関係者の話では、建物に欠陥があったため10年足らずで水が使えなくなり、住民は退去した。テナントはその後もしばらく営業していたが、2002年にはすべて撤退。20年以上、放置されている。
「一人暮らしの女性がミイラで発見された」という真偽不明な話から、「幽霊が出る」「近くで交通事故が多発する」といった都市伝説が生まれ、心霊スポットを紹介する動画でも取り上げられている。
前橋地裁に競売申し立て
ビルは前橋市からの要請もあり、不動産の赤城エステート(前橋市端気町)が7年前から管理を始めた。地権者や債権者を探してきたが、地権者が死去していたり、連絡が取れなかったりと難航。今年になってやっとすべての権利関係者と協議ができ、債権譲渡や競売への同意を求めている。

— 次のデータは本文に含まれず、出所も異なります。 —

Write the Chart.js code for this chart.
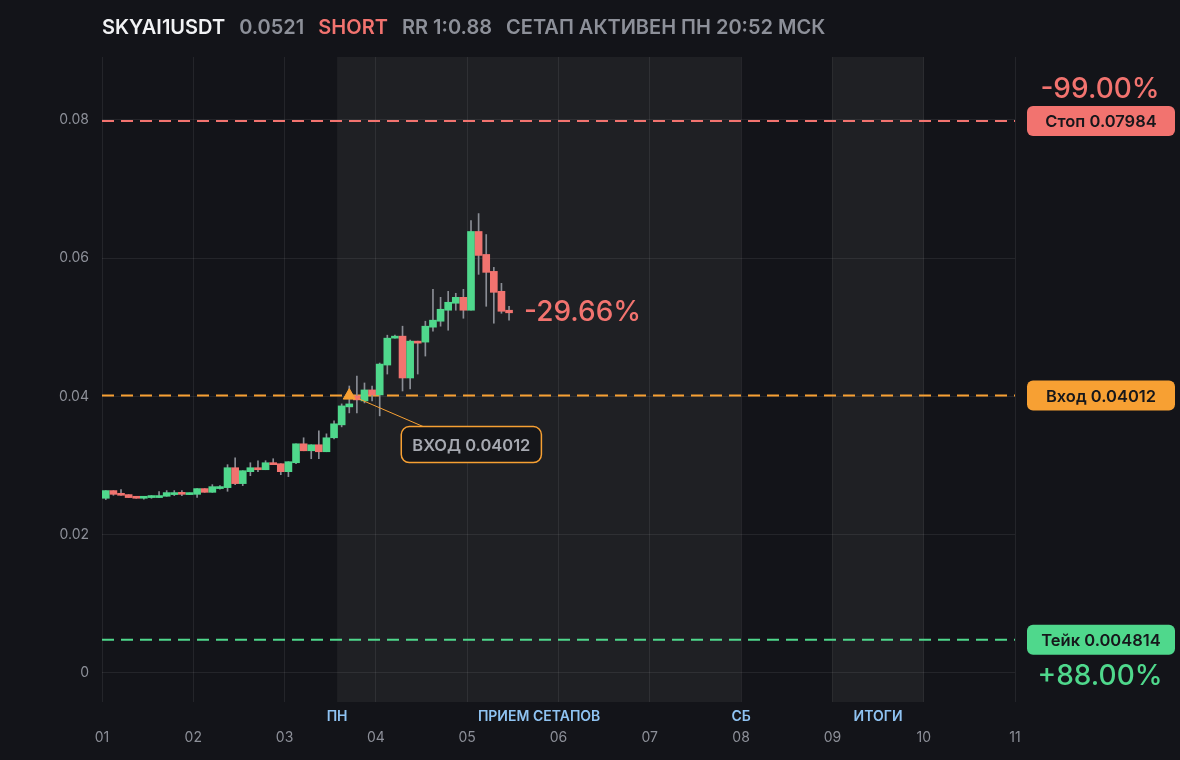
<!DOCTYPE html>
<html>
<head>
<meta charset="utf-8">
<script src="https://cdn.jsdelivr.net/npm/chart.js@4.4.1/dist/chart.umd.min.js"></script>
<style>
  html, body { margin: 0; padding: 0; background: #131419; }
  #wrap { position: relative; width: 1180px; height: 760px; overflow: hidden; }
  #title { position: absolute; left: 102px; top: 15px; font-family: Inter, "Noto Sans", sans-serif; font-size: 20px; font-weight: 600; white-space: nowrap; letter-spacing: 0px; }
  #title span { margin-right: 9px; }
  canvas { position: absolute; left: 0; top: 0; }
</style>
</head>
<body>
<div id="wrap">
  <canvas id="c" width="1180" height="760"></canvas>
  <div id="title"><span style="color:#f1f2f4">SKYAI1USDT</span> <span style="color:#8d9099">0.0521</span> <span style="color:#f2736f">SHORT</span> <span style="color:#8d9099">RR 1:0.88</span> <span style="color:#8d9099">СЕТАП АКТИВЕН ПН 20:52 МСК</span></div>
</div>
<script>
// ---------- data ----------
const startDay = 1;            // first tick "01"
const candlesPerDay = 12;      // 2h candles
const opens  = [0.02527,0.02638,0.02595,0.02580,0.02551,0.02527,0.02537,0.02537,0.02556,0.02580,0.02609,0.02580,
                0.02584,0.02667,0.02613,0.02667,0.02681,0.02969,0.02739,0.02912,0.02969,0.02940,0.03041,0.03027,
                0.02912,0.03041,0.03315,0.03214,0.03301,0.03200,0.03402,0.03589,0.03849,0.04007,0.03935,0.04094,
                0.04022,0.04454,0.04843,0.04872,0.04267,0.04800,0.04786,0.05002,0.05088,0.05247,0.05348,0.05434,
                0.05247,0.06386,0.06054,0.05809,0.05521,0.05247];
const highs  = [0.02638,0.02638,0.02652,0.02580,0.02551,0.02551,0.02566,0.02623,0.02638,0.02638,0.02638,0.02605,
                0.02667,0.02667,0.02724,0.02710,0.03013,0.03113,0.02926,0.03041,0.03070,0.03070,0.03099,0.03027,
                0.03056,0.03315,0.03402,0.03301,0.03503,0.03459,0.03647,0.03892,0.04151,0.04295,0.04195,0.04151,
                0.04483,0.04886,0.04886,0.05016,0.04814,0.04800,0.05088,0.05549,0.05434,0.05520,0.05492,0.05549,
                0.06544,0.06645,0.06342,0.05867,0.05636,0.05304];
const lows   = [0.02508,0.02570,0.02570,0.02537,0.02527,0.02513,0.02527,0.02537,0.02556,0.02566,0.02566,0.02580,
                0.02541,0.02613,0.02613,0.02657,0.02628,0.02724,0.02710,0.02854,0.02912,0.02940,0.03013,0.02868,
                0.02840,0.03027,0.03214,0.03099,0.03099,0.03200,0.03387,0.03560,0.03762,0.03762,0.03906,0.03935,
                0.03719,0.04324,0.04843,0.04079,0.04108,0.04324,0.04584,0.04944,0.05016,0.04958,0.05247,0.05131,
                0.05247,0.05766,0.05304,0.05059,0.05203,0.05102];
const closes = [0.02638,0.02584,0.02570,0.02537,0.02527,0.02551,0.02566,0.02566,0.02609,0.02609,0.02584,0.02605,
                0.02667,0.02613,0.02695,0.02695,0.02969,0.02739,0.02926,0.02969,0.02940,0.03041,0.03013,0.02912,
                0.03056,0.03315,0.03214,0.03301,0.03200,0.03402,0.03604,0.03863,0.03892,0.03950,0.04094,0.04022,
                0.04468,0.04843,0.04872,0.04267,0.04800,0.04771,0.05016,0.05103,0.05261,0.05362,0.05434,0.05247,
                0.06386,0.06040,0.05795,0.05506,0.05232,0.05210];

const stopPrice = 0.07984, entryPrice = 0.04012, takePrice = 0.004814;
const entryCandle = 33;              // candle (1-based) where the setup was entered
const stopPct = "-99.00%", takePct = "+88.00%", currentPct = "-29.66%";
const stopLabel = "Стоп 0.07984", entryLabel = "Вход 0.04012", takeLabel = "Тейк 0.004814";
const entryCallout = "ВХОД 0.04012";

const xTickLabels = ["01","02","03","04","05","06","07","08","09","10","11"];
const yTickValues = [0, 0.02, 0.04, 0.06, 0.08];
const yTickLabels = ["0","0.02","0.04","0.06","0.08"];
const sessionZones = [[3.575, 8.0], [9.0, 10.0]];     // shaded periods (day units)
const sessionLabels = [["ПН", 3.575], ["ПРИЕМ СЕТАПОВ", 5.7875], ["СБ", 8.0], ["ИТОГИ", 9.5]];

// ---------- colours ----------
const GREEN = '#4fd88c', RED = '#f2736f', ORANGE = '#f7a033', WICK = '#8a8d95';
const GRID = 'rgba(255,255,255,0.075)';
const FONT = 'Inter, "Noto Sans", sans-serif';

const candleX = i => startDay + (i + 0.5) / candlesPerDay;
const bodies = opens.map((o, i) => ({ x: candleX(i), y: [Math.min(o, closes[i]), Math.max(o, closes[i])] }));
const wicks  = opens.map((o, i) => ({ x: candleX(i), y: [lows[i], highs[i]] }));
const bodyColors = opens.map((o, i) => closes[i] >= o ? GREEN : RED);
const xMin = 1, xMax = 11;

const bgPlugin = {
  id: 'bg',
  beforeDraw(chart) {
    const { ctx, chartArea: a, scales: { x } } = chart;
    ctx.save();
    ctx.fillStyle = '#131419';
    ctx.fillRect(0, 0, chart.width, chart.height);
    ctx.fillStyle = '#1f2024';
    sessionZones.forEach(([s, e]) => {
      const x0 = x.getPixelForValue(s), x1 = x.getPixelForValue(e);
      ctx.fillRect(x0, a.top, x1 - x0, a.bottom - a.top);
    });
    ctx.restore();
  },
  afterDraw(chart) {
    const { ctx, chartArea: a, scales: { x, y } } = chart;
    ctx.save();
    // session labels
    ctx.font = `600 14px ${FONT}`;
    ctx.fillStyle = '#8fc3f2';
    ctx.textAlign = 'center';
    ctx.textBaseline = 'middle';
    sessionLabels.forEach(([t, d]) => ctx.fillText(t, x.getPixelForValue(d), a.bottom + 15));

    // right price labels
    const boxL = a.right + 12, boxW = 148, boxH = 30;
    const box = (price, color, label) => {
      const cy = y.getPixelForValue(price);
      ctx.fillStyle = color;
      ctx.beginPath();
      ctx.roundRect(boxL, cy - boxH / 2, boxW, boxH, 6);
      ctx.fill();
      ctx.fillStyle = '#16171b';
      ctx.font = `600 16.5px ${FONT}`;
      ctx.textAlign = 'center';
      ctx.textBaseline = 'middle';
      ctx.fillText(label, boxL + boxW / 2, cy + 1);
      return cy;
    };
    const sy = box(stopPrice, RED, stopLabel);
    box(entryPrice, ORANGE, entryLabel);
    const ty = box(takePrice, GREEN, takeLabel);
    ctx.font = `500 28px ${FONT}`;
    ctx.fillStyle = RED;
    ctx.fillText(stopPct, boxL + boxW / 2 - 1, sy - 31);
    ctx.fillStyle = GREEN;
    ctx.fillText(takePct, boxL + boxW / 2 - 1, ty + 37);

    // current move label
    const last = closes.length - 1;
    ctx.fillStyle = RED;
    ctx.textAlign = 'left';
    ctx.fillText(currentPct, x.getPixelForValue(candleX(last)) + 15, y.getPixelForValue(closes[last]));

    // entry callout
    const px = x.getPixelForValue(candleX(entryCandle - 1));
    const py = y.getPixelForValue(entryPrice);
    ctx.font = `600 16.5px ${FONT}`;
    const tw = ctx.measureText(entryCallout).width;
    const bx = px + 52, by = py + 31, bw = tw + 22, bh = 36;
    ctx.strokeStyle = ORANGE;
    ctx.lineWidth = 1;
    ctx.beginPath();
    ctx.moveTo(px + 9, py + 3);
    ctx.lineTo(bx + 22, by);
    ctx.stroke();
    ctx.fillStyle = '#15161a';
    ctx.lineWidth = 1.5;
    ctx.beginPath();
    ctx.roundRect(bx, by, bw, bh, 8);
    ctx.fill();
    ctx.stroke();
    ctx.fillStyle = '#a6a9b1';
    ctx.textAlign = 'center';
    ctx.fillText(entryCallout, bx + bw / 2, by + bh / 2 + 1);
    ctx.restore();
  }
};

const hline = (price, color) => ({
  type: 'line',
  data: [{ x: xMin, y: price }, { x: xMax, y: price }],
  borderColor: color, borderWidth: 2, borderDash: [12, 7],
  pointRadius: 0, order: 5, clip: false
});

new Chart(document.getElementById('c'), {
  type: 'bar',
  data: {
    datasets: [
      { data: bodies, backgroundColor: bodyColors, barThickness: 7, minBarLength: 2, grouped: false, order: 1 },
      { data: wicks, backgroundColor: WICK, barThickness: 1, grouped: false, order: 3 },
      hline(stopPrice, RED),
      hline(entryPrice, ORANGE),
      hline(takePrice, GREEN),
      { type: 'line', data: [{ x: candleX(entryCandle - 1), y: entryPrice }], showLine: false,
        pointStyle: 'triangle', pointRadius: 7, pointBackgroundColor: ORANGE, pointBorderColor: ORANGE,
        pointBorderWidth: 1, order: 0 }
    ]
  },
  options: {
    responsive: false,
    animation: false,
    devicePixelRatio: 1,
    layout: { padding: { top: 57, right: 165, left: 0, bottom: 0 } },
    plugins: { legend: { display: false }, tooltip: { enabled: false } },
    scales: {
      x: {
        type: 'linear', min: xMin, max: xMax, offset: false,
        grid: { color: GRID, drawTicks: false, offset: false },
        border: { display: false },
        afterBuildTicks: s => { s.ticks = xTickLabels.map((t, i) => ({ value: xMin + i })); },
        ticks: { color: '#8d9099', font: { family: FONT, size: 14 }, padding: 27, maxRotation: 0, autoSkip: false,
                 callback: (v, i) => xTickLabels[i] },
        afterFit: s => { s.height = 58; }
      },
      y: {
        type: 'linear', min: -0.0042, max: 0.0891,
        grid: { color: GRID, drawTicks: false },
        border: { display: false },
        afterBuildTicks: s => { s.ticks = yTickValues.map(v => ({ value: v })); },
        ticks: { color: '#8d9099', font: { family: FONT, size: 14 }, padding: 13,
                 callback: (v, i) => yTickLabels[i] },
        afterFit: s => { s.width = 102; }
      }
    }
  },
  plugins: [bgPlugin]
});
</script>
</body>
</html>
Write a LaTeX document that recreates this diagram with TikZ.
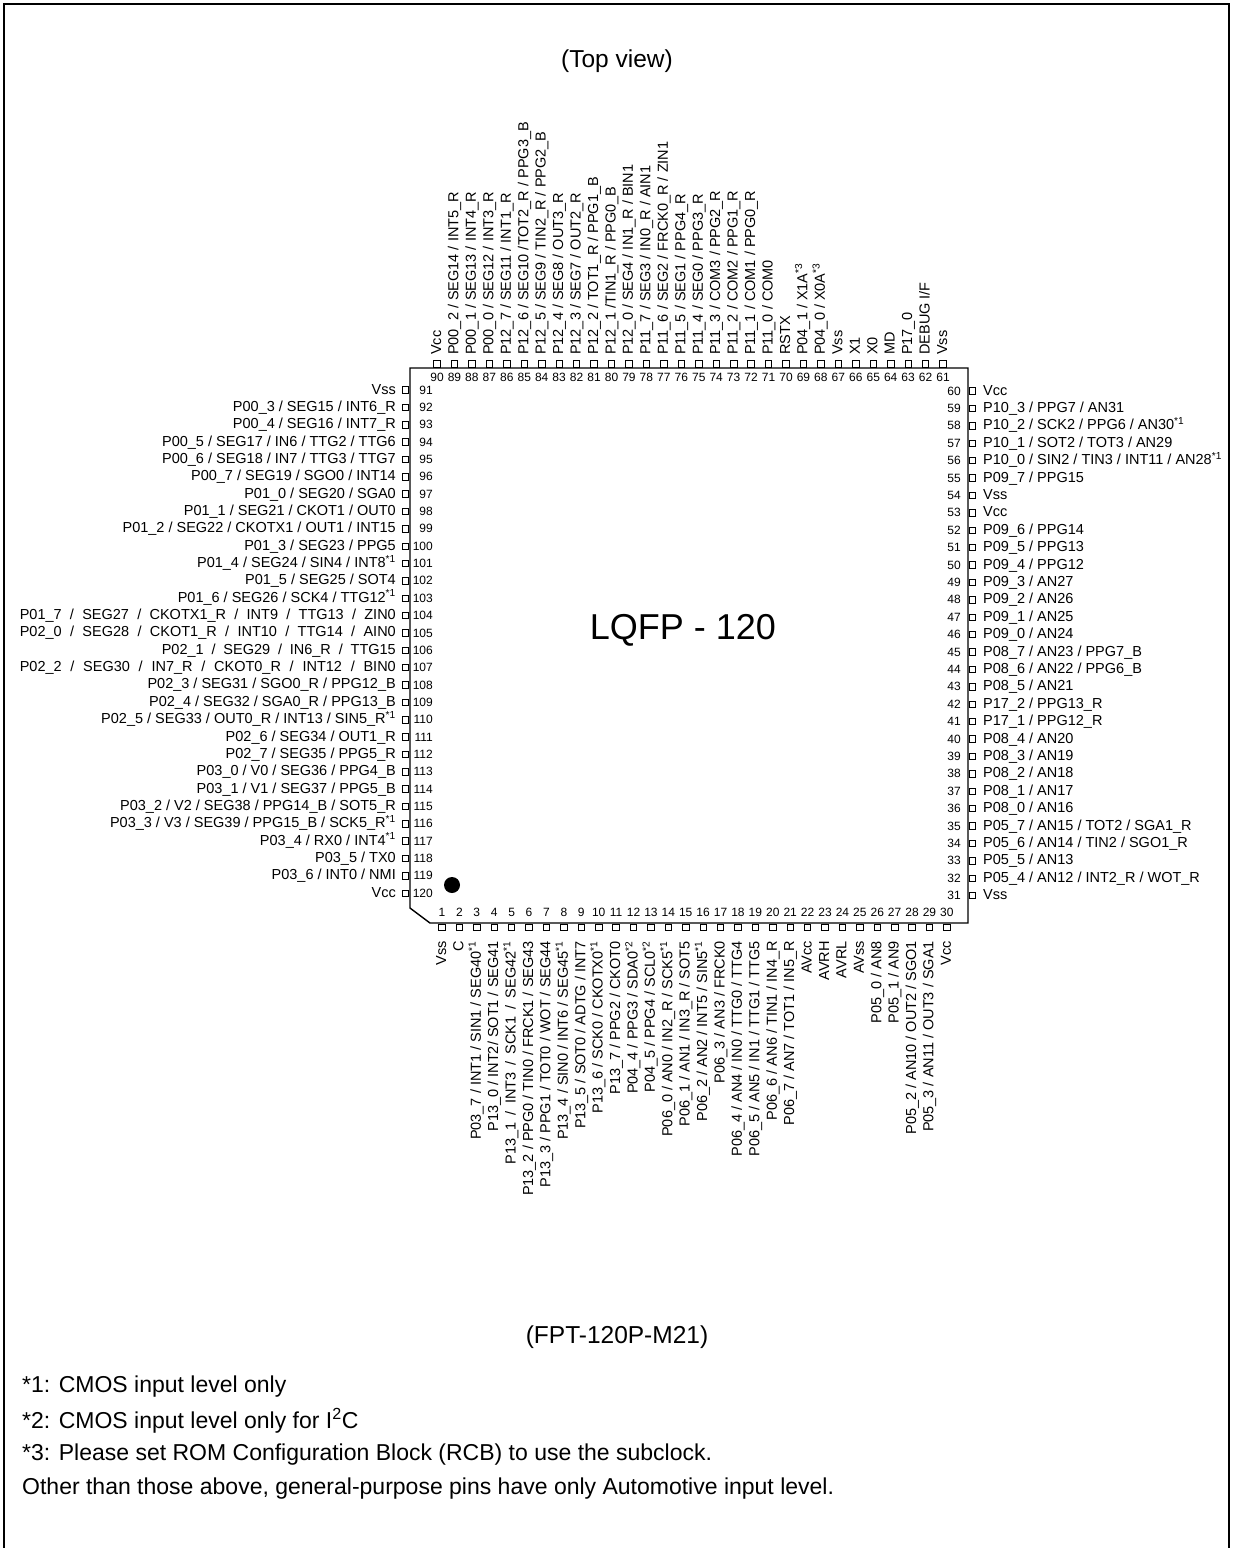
\documentclass[tikz,border=0pt]{standalone}
\usepackage{fontspec}
\setmainfont{Liberation Sans}
\begin{document}
\begin{tikzpicture}[
    x=1pt, y=-1pt,
    pin box/.style={draw, minimum size=6.5pt, inner sep=0pt, line width=0.8pt},
    pin label/.style={inner sep=0pt, font=\fontsize{14.5}{17}\selectfont,
        text height=10.5pt, text depth=2.5pt},
    pin num/.style={inner sep=0pt, font=\fontsize{12}{14}\selectfont},
    title/.style={font=\fontsize{24.5}{29}\selectfont},
    note/.style={anchor=west, inner sep=0pt, font=\fontsize{23}{27}\selectfont}
]
    \useasboundingbox (0,0) rectangle (1233,1548);
    \draw[line width=1.5pt] (4,1548) -- (4,4) -- (1229,4) -- (1229,1548);

    % package body
    \draw[line width=1.4pt] (410,368) -- (968,368) -- (968,923)
        -- (430,923) -- (410,908) -- cycle;
    \fill (452,885) circle (8);
    \node[font=\fontsize{36}{40}\selectfont] (pkg) at (683,630) {LQFP - 120};

    % top side, 90 ... 61
    \foreach \t [count=\i] in {Vcc, P00\_2 / SEG14 / INT5\_R,
        P00\_1 / SEG13 / INT4\_R, P00\_0 / SEG12 / INT3\_R,
        P12\_7 / SEG11 / INT1\_R, P12\_6 / SEG10 /TOT2\_R / PPG3\_B,
        P12\_5 / SEG9 / TIN2\_R / PPG2\_B, P12\_4 / SEG8 / OUT3\_R,
        P12\_3 / SEG7 / OUT2\_R, P12\_2 / TOT1\_R / PPG1\_B,
        P12\_1 /TIN1\_R / PPG0\_B, P12\_0 / SEG4 / IN1\_R / BIN1,
        P11\_7 / SEG3 / IN0\_R / AIN1, P11\_6 / SEG2 / FRCK0\_R / ZIN1,
        P11\_5 / SEG1 / PPG4\_R, P11\_4 / SEG0 / PPG3\_R,
        P11\_3 / COM3 / PPG2\_R, P11\_2 / COM2 / PPG1\_R,
        P11\_1 / COM1 / PPG0\_R, P11\_0 / COM0, RSTX,
        P04\_1 / X1A\textsuperscript{*3}, P04\_0 / X0A\textsuperscript{*3},
        Vss, X1, X0, MD, P17\_0, DEBUG I/F, Vss} {
        \pgfmathsetmacro\px{437+(\i-1)*17.45}
        \pgfmathtruncatemacro\n{91-\i}
        \node[pin box] (p\n) at (\px,364) {};
        \node[pin label, rotate=90, anchor=west] (l\n) at (\px,355) {\t};
        \node[pin num] (n\n) at (\px,377) {\n};
    }

    % left side, 91 ... 120
    \foreach \t [count=\i] in {Vss, P00\_3 / SEG15 / INT6\_R,
        P00\_4 / SEG16 / INT7\_R, P00\_5 / SEG17 / IN6 / TTG2 / TTG6,
        P00\_6 / SEG18 / IN7 / TTG3 / TTG7, P00\_7 / SEG19 / SGO0 / INT14,
        P01\_0 / SEG20 / SGA0, P01\_1 / SEG21 / CKOT1 / OUT0,
        P01\_2 / SEG22 / CKOTX1 / OUT1 / INT15, P01\_3 / SEG23 / PPG5,
        P01\_4 / SEG24 / SIN4 / INT8\textsuperscript{*1}, P01\_5 / SEG25 / SOT4,
        P01\_6 / SEG26 / SCK4 / TTG12\textsuperscript{*1},
        {\makebox[376pt][s]{P01\_7 / SEG27 / CKOTX1\_R / INT9 / TTG13 / ZIN0}},
        {\makebox[376pt][s]{P02\_0 / SEG28 / CKOT1\_R / INT10 / TTG14 / AIN0}},
        {\makebox[234pt][s]{P02\_1 / SEG29 / IN6\_R / TTG15}},
        {\makebox[376pt][s]{P02\_2 / SEG30 / IN7\_R / CKOT0\_R / INT12 / BIN0}},
        P02\_3 / SEG31 / SGO0\_R / PPG12\_B, P02\_4 / SEG32 / SGA0\_R / PPG13\_B,
        P02\_5 / SEG33 / OUT0\_R / INT13 / SIN5\_R\textsuperscript{*1},
        P02\_6 / SEG34 / OUT1\_R, P02\_7 / SEG35 / PPG5\_R,
        P03\_0 / V0 / SEG36 / PPG4\_B, P03\_1 / V1 / SEG37 / PPG5\_B,
        P03\_2 / V2 / SEG38 / PPG14\_B / SOT5\_R,
        P03\_3 / V3 / SEG39 / PPG15\_B / SCK5\_R\textsuperscript{*1},
        P03\_4 / RX0 / INT4\textsuperscript{*1}, P03\_5 / TX0,
        P03\_6 / INT0 / NMI, Vcc} {
        \pgfmathsetmacro\py{390+(\i-1)*17.35}
        \pgfmathtruncatemacro\n{90+\i}
        \node[pin box] (p\n) at (405.5,\py) {};
        \node[pin label, anchor=east] (l\n) at (396,\py) {\t};
        \node[pin num, anchor=east] (n\n) at (433,\py) {\n};
    }

    % bottom side, 1 ... 30
    \foreach \t [count=\i] in {Vss, C, P03\_7 / INT1 / SIN1 / SEG40\textsuperscript{*1},
        P13\_0 / INT2/ SOT1 / SEG41,
        {\makebox[223pt][s]{P13\_1 / INT3 / SCK1 / SEG42\textsuperscript{*1}}},
        P13\_2 / PPG0 / TIN0 / FRCK1 / SEG43, P13\_3 / PPG1 / TOT0 / WOT / SEG44,
        P13\_4 / SIN0 / INT6 / SEG45\textsuperscript{*1}, P13\_5 / SOT0 / ADTG / INT7,
        P13\_6 / SCK0 / CKOTX0\textsuperscript{*1}, P13\_7 / PPG2 / CKOT0,
        P04\_4 / PPG3 / SDA0\textsuperscript{*2}, P04\_5 / PPG4 / SCL0\textsuperscript{*2},
        P06\_0 / AN0 / IN2\_R / SCK5\textsuperscript{*1}, P06\_1 / AN1 / IN3\_R / SOT5,
        P06\_2 / AN2 / INT5 / SIN5\textsuperscript{*1}, P06\_3 / AN3 / FRCK0,
        P06\_4 / AN4 / IN0 / TTG0 / TTG4, P06\_5 / AN5 / IN1 / TTG1 / TTG5,
        P06\_6 / AN6 / TIN1 / IN4\_R, P06\_7 / AN7 / TOT1 / IN5\_R,
        AVcc, AVRH, AVRL, AVss, P05\_0 / AN8, P05\_1 / AN9,
        P05\_2 / AN10 / OUT2 / SGO1, P05\_3 / AN11 / OUT3 / SGA1, Vcc} {
        \pgfmathsetmacro\px{442+(\i-1)*17.41}
        \node[pin box] (p\i) at (\px,927.5) {};
        \node[pin label, rotate=90, anchor=east] (l\i) at (\px,941) {\t};
        \node[pin num] (n\i) at (\px,912) {\i};
    }

    % right side, 60 ... 31
    \foreach \t [count=\i] in {Vcc, P10\_3 / PPG7 / AN31,
        P10\_2 / SCK2 / PPG6 / AN30\textsuperscript{*1}, P10\_1 / SOT2 / TOT3 / AN29,
        P10\_0 / SIN2 / TIN3 / INT11 / AN28\textsuperscript{*1}, P09\_7 / PPG15,
        Vss, Vcc, P09\_6 / PPG14, P09\_5 / PPG13, P09\_4 / PPG12,
        P09\_3 / AN27, P09\_2 / AN26, P09\_1 / AN25, P09\_0 / AN24,
        P08\_7 / AN23 / PPG7\_B, P08\_6 / AN22 / PPG6\_B, P08\_5 / AN21,
        P17\_2 / PPG13\_R, P17\_1 / PPG12\_R, P08\_4 / AN20, P08\_3 / AN19,
        P08\_2 / AN18, P08\_1 / AN17, P08\_0 / AN16,
        P05\_7 / AN15 / TOT2 / SGA1\_R, P05\_6 / AN14 / TIN2 / SGO1\_R,
        P05\_5 / AN13, P05\_4 / AN12 / INT2\_R / WOT\_R, Vss} {
        \pgfmathsetmacro\py{391+(\i-1)*17.4}
        \pgfmathtruncatemacro\n{61-\i}
        \node[pin box] (p\n) at (972.5,\py) {};
        \node[pin label, anchor=west] (l\n) at (983,\py) {\t};
        \node[pin num, anchor=east] (n\n) at (961,\py) {\n};
    }

    \node[title] (view) at (617,61) {(Top view)};
    \node[title] (code) at (617,1337) {(FPT-120P-M21)};

    % notes
    \node[note] (note1) at (22,1387) {*1: CMOS input level only};
    \node[note] (note2) at (22,1421) {*2: CMOS input level only for I\textsuperscript{2}C};
    \node[note] (note3) at (22,1455) {*3: Please set ROM Configuration Block (RCB) to use the subclock.};
    \node[note] (note4) at (22,1489) {Other than those above, general-purpose pins have only Automotive input level.};
\end{tikzpicture}
\end{document}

事務手続きを代行している代理人によると、契約はほぼ順調に進んでおり、終結次第、前橋地裁に競売申し立てをする方針。競売により、赤城エステートが自社物件として解体するか、他社が購入して解体することになるという。
五十嵐信雄社長は「このまま放置しておくわけにはいかないと手を挙げたが、こんなに時間がかかるとは思わなかった。他社が買ってくれればいいが、解体費も高騰しており、難しいだろう」と指摘、自社で解体する意向を明らかにしている。
競売の申し立ては年明けとなりそうで、早ければ来年中に幽霊ビルは“成仏”できそうだ。